Dataset excerpts –
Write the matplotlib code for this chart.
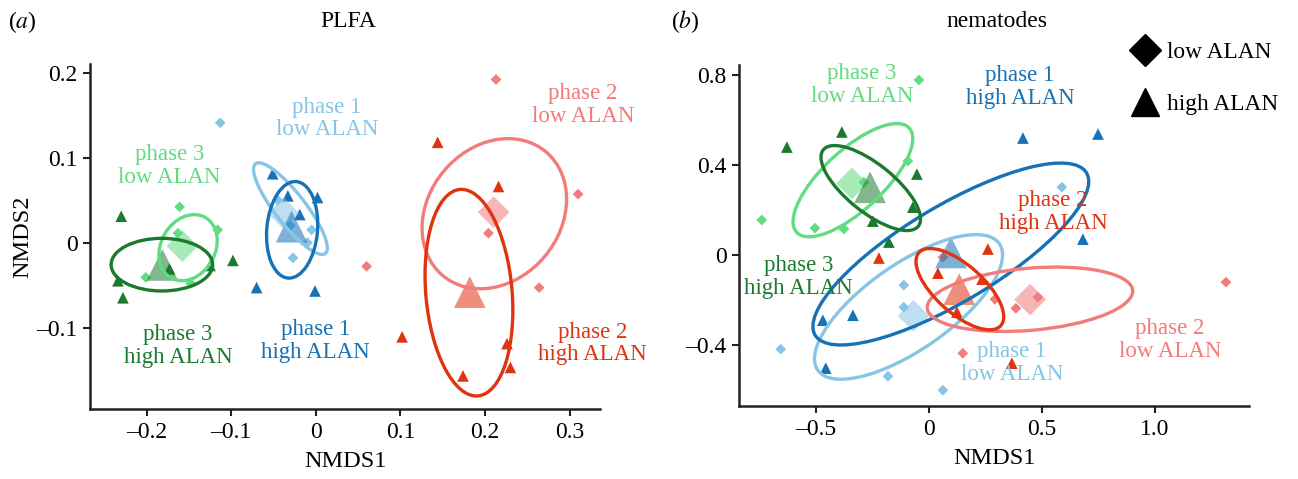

==

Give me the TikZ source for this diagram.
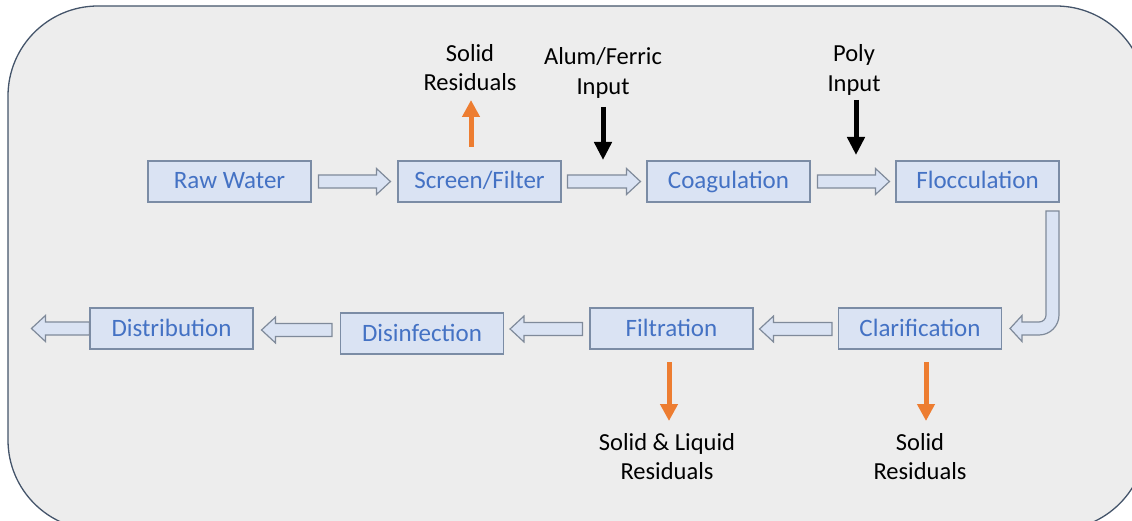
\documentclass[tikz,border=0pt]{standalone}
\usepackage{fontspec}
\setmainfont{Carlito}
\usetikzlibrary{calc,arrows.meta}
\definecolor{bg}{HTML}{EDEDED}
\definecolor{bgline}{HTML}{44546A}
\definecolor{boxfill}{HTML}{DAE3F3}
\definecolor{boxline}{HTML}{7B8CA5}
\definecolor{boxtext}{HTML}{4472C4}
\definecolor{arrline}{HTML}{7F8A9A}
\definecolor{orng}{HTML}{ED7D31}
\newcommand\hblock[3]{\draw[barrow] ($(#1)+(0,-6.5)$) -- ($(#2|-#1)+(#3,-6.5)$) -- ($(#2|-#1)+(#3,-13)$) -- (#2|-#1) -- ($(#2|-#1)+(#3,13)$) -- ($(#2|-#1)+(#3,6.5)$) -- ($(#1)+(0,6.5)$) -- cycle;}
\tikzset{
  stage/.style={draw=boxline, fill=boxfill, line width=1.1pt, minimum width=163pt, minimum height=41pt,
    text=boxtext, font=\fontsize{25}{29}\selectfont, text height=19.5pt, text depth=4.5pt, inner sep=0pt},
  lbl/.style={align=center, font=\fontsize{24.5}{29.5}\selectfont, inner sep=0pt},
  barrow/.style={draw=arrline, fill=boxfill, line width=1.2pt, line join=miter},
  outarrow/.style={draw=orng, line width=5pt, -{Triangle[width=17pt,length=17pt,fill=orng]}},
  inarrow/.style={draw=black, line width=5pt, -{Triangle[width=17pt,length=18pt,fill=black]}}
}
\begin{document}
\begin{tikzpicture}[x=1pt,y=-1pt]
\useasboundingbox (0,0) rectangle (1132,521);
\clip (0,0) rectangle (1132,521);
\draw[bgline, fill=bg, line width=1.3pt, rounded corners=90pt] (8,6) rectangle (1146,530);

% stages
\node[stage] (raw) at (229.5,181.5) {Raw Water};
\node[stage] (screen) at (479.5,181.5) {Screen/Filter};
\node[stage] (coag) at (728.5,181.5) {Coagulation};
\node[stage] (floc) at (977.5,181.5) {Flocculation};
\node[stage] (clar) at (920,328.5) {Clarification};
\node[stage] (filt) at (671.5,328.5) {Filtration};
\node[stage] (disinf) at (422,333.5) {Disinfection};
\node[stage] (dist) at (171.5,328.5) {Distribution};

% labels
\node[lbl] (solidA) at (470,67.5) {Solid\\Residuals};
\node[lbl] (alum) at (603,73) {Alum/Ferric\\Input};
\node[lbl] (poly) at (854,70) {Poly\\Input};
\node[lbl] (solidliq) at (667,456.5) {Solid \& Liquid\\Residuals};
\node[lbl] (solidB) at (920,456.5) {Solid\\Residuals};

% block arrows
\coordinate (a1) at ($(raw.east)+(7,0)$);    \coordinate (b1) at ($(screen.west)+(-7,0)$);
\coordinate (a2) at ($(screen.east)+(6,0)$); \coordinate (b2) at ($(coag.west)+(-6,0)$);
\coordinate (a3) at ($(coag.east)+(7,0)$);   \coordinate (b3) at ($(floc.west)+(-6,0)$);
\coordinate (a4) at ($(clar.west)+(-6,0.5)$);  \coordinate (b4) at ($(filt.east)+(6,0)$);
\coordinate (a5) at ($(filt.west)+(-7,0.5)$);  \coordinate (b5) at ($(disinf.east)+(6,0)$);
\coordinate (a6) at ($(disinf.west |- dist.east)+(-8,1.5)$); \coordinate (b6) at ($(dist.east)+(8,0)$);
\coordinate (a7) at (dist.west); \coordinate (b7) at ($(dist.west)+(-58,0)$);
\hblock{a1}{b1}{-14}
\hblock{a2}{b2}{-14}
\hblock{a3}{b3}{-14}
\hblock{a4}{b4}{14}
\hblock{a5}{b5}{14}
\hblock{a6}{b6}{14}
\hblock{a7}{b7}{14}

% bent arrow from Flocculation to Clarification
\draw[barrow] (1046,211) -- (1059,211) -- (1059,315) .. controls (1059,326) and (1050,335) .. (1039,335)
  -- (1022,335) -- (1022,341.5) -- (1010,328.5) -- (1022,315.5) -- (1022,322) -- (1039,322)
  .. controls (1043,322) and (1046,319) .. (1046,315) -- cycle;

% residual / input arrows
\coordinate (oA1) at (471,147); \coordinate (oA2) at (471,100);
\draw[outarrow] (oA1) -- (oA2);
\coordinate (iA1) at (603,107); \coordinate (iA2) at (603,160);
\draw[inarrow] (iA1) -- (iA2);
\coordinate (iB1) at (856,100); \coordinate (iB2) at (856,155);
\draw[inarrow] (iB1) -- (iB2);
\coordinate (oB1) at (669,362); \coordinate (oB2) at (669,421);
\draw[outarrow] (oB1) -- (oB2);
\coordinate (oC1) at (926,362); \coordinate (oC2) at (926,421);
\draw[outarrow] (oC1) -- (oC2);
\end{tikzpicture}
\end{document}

* * *

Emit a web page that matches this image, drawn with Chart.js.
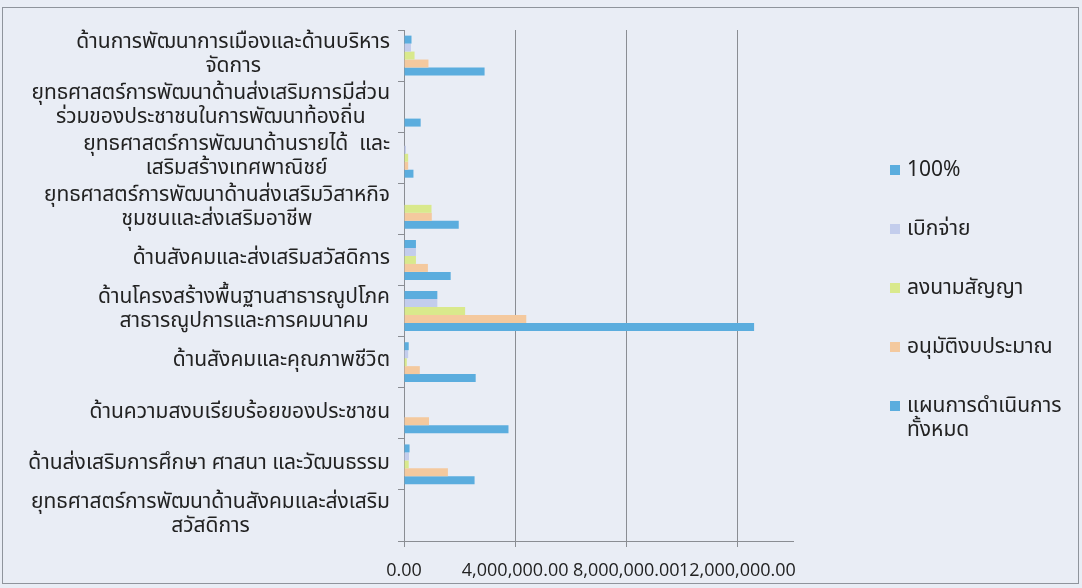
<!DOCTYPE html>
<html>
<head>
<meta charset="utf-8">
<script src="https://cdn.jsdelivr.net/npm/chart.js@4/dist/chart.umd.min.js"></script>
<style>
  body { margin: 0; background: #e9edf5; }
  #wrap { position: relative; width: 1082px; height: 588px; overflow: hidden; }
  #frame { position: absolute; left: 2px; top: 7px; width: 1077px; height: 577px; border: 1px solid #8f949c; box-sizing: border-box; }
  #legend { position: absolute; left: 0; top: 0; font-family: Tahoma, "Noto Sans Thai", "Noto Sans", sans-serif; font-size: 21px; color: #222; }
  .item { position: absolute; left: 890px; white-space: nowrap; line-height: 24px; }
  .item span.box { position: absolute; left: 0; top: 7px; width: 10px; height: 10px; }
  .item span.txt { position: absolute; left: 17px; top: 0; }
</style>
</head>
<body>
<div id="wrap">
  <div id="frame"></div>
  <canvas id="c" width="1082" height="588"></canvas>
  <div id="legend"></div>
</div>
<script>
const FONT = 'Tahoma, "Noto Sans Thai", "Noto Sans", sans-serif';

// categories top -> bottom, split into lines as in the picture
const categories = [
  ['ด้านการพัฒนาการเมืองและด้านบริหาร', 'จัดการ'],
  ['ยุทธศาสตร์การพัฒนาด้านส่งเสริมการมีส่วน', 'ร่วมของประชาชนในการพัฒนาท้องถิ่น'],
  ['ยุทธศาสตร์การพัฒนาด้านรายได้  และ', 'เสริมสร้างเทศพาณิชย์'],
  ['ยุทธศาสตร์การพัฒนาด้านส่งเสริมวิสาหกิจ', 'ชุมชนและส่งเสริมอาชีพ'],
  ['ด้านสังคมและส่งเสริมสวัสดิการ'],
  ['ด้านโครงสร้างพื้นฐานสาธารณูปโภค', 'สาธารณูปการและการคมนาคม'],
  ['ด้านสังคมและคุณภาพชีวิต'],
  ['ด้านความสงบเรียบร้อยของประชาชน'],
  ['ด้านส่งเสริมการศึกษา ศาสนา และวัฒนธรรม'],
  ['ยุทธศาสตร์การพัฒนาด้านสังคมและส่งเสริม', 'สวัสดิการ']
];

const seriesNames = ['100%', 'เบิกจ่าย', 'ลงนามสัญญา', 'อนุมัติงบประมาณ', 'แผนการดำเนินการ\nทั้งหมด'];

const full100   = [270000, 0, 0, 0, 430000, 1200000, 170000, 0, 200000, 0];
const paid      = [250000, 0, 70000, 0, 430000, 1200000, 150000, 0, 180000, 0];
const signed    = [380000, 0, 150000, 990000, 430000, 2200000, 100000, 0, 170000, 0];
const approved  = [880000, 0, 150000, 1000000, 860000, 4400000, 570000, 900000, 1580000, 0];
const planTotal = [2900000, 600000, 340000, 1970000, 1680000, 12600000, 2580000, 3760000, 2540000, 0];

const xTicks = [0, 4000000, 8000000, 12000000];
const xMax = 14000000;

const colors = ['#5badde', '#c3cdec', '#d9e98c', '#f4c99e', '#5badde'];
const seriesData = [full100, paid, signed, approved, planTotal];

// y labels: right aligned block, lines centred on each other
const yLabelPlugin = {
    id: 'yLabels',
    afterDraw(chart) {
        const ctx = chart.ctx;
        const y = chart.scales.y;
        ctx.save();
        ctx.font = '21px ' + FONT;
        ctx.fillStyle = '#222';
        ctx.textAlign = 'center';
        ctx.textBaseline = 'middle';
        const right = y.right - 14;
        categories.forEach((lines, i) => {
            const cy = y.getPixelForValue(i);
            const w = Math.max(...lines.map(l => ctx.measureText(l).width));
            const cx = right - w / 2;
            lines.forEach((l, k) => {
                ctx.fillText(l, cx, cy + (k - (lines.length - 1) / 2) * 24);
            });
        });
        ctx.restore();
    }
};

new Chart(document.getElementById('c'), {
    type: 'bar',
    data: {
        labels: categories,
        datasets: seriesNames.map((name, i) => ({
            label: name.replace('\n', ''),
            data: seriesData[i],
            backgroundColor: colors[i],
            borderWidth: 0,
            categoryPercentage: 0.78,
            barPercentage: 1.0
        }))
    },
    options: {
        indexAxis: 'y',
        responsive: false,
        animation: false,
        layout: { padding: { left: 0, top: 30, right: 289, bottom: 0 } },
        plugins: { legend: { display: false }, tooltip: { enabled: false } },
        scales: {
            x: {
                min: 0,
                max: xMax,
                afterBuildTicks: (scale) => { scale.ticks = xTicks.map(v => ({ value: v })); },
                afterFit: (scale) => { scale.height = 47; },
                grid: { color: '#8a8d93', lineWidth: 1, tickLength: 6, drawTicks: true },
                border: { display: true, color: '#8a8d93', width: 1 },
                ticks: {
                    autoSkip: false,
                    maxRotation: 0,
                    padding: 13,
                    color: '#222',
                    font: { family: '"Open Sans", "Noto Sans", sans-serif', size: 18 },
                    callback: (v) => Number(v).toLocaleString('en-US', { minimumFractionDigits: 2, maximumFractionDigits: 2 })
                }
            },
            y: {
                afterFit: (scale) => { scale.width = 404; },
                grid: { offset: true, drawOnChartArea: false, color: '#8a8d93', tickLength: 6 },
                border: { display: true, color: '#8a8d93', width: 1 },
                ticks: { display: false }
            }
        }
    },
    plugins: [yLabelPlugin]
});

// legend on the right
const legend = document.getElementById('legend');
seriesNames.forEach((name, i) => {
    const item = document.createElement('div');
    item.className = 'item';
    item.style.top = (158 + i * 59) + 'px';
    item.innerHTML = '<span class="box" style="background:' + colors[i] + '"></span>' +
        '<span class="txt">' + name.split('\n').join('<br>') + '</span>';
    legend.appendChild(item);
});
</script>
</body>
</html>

Required work – Gather all lines of the records that include the word "this".

Exercise answer –
Write the matplotlib code for this chart.
Give me the TikZ source for this diagram.
Emit a web page that matches this image, drawn with Chart.js.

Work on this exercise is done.